# Start of INFORMATION SUPPLIED

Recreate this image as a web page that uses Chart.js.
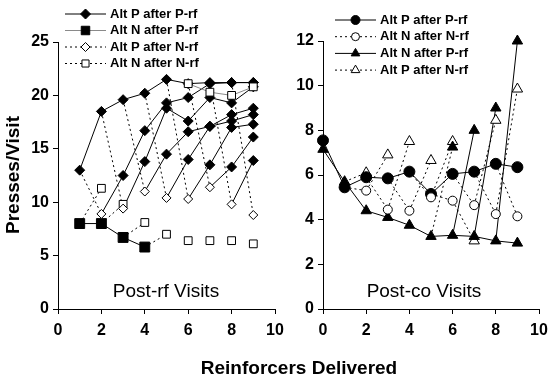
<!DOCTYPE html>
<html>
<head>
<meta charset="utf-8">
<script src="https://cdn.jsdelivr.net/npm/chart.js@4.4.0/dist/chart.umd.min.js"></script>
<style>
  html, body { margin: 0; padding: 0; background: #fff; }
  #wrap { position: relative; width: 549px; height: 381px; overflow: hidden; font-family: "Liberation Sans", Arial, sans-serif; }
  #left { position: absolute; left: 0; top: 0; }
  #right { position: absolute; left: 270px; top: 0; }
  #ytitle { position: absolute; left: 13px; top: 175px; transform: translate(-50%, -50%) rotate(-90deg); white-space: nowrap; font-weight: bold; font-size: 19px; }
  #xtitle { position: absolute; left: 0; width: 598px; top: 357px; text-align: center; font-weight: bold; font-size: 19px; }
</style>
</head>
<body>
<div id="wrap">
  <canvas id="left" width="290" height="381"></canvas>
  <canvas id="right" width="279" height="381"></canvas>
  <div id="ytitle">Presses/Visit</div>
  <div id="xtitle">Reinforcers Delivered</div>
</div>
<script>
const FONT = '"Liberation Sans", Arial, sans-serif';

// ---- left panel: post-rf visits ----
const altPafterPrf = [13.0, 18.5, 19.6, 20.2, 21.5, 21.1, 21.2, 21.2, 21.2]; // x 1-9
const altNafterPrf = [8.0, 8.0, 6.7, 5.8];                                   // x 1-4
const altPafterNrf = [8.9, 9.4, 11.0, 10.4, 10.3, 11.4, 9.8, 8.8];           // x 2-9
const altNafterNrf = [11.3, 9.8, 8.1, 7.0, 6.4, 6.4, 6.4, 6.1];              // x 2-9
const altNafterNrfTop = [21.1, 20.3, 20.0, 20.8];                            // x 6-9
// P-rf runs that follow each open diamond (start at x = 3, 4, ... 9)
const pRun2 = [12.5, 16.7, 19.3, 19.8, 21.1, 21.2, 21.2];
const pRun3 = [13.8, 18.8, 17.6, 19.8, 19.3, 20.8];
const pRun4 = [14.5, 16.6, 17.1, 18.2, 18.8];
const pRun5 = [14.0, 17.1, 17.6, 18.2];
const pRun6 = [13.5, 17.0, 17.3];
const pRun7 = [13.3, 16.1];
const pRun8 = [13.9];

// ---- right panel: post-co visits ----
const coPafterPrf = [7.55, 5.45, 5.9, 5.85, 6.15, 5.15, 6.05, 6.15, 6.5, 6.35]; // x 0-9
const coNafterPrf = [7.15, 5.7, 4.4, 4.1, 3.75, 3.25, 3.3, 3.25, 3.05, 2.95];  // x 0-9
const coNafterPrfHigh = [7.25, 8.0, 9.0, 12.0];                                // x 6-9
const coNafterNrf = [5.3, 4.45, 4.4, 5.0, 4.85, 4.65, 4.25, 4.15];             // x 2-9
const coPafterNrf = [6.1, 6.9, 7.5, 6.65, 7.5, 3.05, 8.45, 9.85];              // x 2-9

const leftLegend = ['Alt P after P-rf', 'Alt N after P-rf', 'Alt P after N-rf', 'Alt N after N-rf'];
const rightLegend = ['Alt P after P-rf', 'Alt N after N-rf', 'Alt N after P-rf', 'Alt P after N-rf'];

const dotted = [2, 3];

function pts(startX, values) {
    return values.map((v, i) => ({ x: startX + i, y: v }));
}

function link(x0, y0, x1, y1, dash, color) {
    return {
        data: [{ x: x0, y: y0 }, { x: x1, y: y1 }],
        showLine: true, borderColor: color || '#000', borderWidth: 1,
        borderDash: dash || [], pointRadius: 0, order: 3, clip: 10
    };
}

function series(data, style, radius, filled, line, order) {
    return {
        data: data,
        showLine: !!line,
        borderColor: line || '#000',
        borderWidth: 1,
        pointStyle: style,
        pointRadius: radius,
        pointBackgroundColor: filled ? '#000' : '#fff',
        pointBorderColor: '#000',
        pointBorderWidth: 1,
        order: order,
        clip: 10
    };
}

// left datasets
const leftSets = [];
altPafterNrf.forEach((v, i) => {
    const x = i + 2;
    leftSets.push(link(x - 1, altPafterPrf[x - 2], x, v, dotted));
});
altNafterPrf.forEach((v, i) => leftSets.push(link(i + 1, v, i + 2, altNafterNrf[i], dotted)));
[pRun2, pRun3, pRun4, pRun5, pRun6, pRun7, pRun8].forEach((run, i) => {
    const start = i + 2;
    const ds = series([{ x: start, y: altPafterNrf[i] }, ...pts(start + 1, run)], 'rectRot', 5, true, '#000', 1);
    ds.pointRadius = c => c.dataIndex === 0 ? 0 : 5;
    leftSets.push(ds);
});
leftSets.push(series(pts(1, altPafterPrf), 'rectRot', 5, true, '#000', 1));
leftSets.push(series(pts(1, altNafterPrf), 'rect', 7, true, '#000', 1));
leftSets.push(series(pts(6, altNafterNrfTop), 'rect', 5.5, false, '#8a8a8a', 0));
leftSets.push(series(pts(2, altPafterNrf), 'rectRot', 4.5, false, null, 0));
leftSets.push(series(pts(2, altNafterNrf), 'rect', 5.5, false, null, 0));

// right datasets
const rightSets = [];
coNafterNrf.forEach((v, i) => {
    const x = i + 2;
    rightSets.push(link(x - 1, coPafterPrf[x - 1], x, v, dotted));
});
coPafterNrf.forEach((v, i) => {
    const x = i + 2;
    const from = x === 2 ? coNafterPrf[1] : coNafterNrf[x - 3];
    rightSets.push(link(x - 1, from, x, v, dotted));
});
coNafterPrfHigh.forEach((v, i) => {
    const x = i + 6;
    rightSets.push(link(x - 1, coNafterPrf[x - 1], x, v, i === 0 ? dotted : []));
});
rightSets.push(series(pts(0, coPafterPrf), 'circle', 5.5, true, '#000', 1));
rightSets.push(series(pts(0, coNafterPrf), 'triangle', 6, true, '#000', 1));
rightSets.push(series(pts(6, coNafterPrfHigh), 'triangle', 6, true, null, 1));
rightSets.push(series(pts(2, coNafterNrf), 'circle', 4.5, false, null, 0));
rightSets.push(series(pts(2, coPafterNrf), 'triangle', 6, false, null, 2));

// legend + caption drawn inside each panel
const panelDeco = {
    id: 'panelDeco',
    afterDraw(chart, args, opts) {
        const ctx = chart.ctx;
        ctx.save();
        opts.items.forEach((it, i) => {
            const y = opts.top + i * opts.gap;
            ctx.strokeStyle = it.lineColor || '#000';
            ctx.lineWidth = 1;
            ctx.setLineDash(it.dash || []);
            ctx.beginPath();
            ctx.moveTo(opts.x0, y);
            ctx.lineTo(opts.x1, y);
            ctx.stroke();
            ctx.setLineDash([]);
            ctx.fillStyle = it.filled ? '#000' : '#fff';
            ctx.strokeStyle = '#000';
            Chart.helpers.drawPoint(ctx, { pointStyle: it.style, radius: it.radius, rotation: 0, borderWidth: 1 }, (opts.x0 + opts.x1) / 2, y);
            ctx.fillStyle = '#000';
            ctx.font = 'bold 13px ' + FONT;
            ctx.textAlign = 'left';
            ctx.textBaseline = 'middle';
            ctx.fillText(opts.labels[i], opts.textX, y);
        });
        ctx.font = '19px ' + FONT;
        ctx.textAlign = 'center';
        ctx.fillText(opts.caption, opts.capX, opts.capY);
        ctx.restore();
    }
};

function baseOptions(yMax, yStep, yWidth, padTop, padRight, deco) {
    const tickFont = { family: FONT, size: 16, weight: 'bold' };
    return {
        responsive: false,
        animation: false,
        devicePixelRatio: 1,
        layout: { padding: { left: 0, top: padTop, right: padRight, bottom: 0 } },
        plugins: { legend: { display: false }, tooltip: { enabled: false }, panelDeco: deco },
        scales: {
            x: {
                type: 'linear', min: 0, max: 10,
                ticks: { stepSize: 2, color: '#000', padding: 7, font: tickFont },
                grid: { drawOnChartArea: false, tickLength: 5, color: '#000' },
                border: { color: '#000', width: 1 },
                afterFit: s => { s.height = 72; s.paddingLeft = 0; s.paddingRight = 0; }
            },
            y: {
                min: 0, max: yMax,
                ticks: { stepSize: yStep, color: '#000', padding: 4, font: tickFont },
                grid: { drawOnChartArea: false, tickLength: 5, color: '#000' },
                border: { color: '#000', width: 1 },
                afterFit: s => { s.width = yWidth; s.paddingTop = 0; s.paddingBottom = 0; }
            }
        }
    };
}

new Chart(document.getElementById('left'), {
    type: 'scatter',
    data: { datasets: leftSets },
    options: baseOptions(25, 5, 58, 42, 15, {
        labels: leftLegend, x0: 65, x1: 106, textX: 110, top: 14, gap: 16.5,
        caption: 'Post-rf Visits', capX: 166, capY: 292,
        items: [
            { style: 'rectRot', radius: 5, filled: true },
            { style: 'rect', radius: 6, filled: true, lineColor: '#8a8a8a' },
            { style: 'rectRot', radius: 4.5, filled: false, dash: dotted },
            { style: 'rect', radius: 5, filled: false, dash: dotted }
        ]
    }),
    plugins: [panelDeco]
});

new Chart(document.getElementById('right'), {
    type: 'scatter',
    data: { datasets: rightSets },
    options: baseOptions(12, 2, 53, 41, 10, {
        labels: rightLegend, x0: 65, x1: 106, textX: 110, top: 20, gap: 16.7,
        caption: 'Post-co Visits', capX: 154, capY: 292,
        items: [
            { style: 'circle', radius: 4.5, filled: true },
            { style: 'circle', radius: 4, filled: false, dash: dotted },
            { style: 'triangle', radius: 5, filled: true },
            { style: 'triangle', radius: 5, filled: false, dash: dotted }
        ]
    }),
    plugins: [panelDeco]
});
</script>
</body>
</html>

# End of INFORMATION SUPPLIED

WORK TO COMPLETE:
Leave out the pictures and repeat the lines from the start of the material through the line with "const pRun8 = [13.9];", inclusive.

SOLUTION TO THE PROBLEM:
Recreate this image as a web page that uses Chart.js.
<!DOCTYPE html>
<html>
<head>
<meta charset="utf-8">
<script src="https://cdn.jsdelivr.net/npm/chart.js@4.4.0/dist/chart.umd.min.js"></script>
<style>
  html, body { margin: 0; padding: 0; background: #fff; }
  #wrap { position: relative; width: 549px; height: 381px; overflow: hidden; font-family: "Liberation Sans", Arial, sans-serif; }
  #left { position: absolute; left: 0; top: 0; }
  #right { position: absolute; left: 270px; top: 0; }
  #ytitle { position: absolute; left: 13px; top: 175px; transform: translate(-50%, -50%) rotate(-90deg); white-space: nowrap; font-weight: bold; font-size: 19px; }
  #xtitle { position: absolute; left: 0; width: 598px; top: 357px; text-align: center; font-weight: bold; font-size: 19px; }
</style>
</head>
<body>
<div id="wrap">
  <canvas id="left" width="290" height="381"></canvas>
  <canvas id="right" width="279" height="381"></canvas>
  <div id="ytitle">Presses/Visit</div>
  <div id="xtitle">Reinforcers Delivered</div>
</div>
<script>
const FONT = '"Liberation Sans", Arial, sans-serif';

// ---- left panel: post-rf visits ----
const altPafterPrf = [13.0, 18.5, 19.6, 20.2, 21.5, 21.1, 21.2, 21.2, 21.2]; // x 1-9
const altNafterPrf = [8.0, 8.0, 6.7, 5.8];                                   // x 1-4
const altPafterNrf = [8.9, 9.4, 11.0, 10.4, 10.3, 11.4, 9.8, 8.8];           // x 2-9
const altNafterNrf = [11.3, 9.8, 8.1, 7.0, 6.4, 6.4, 6.4, 6.1];              // x 2-9
const altNafterNrfTop = [21.1, 20.3, 20.0, 20.8];                            // x 6-9
// P-rf runs that follow each open diamond (start at x = 3, 4, ... 9)
const pRun2 = [12.5, 16.7, 19.3, 19.8, 21.1, 21.2, 21.2];
const pRun3 = [13.8, 18.8, 17.6, 19.8, 19.3, 20.8];
const pRun4 = [14.5, 16.6, 17.1, 18.2, 18.8];
const pRun5 = [14.0, 17.1, 17.6, 18.2];
const pRun6 = [13.5, 17.0, 17.3];
const pRun7 = [13.3, 16.1];
const pRun8 = [13.9];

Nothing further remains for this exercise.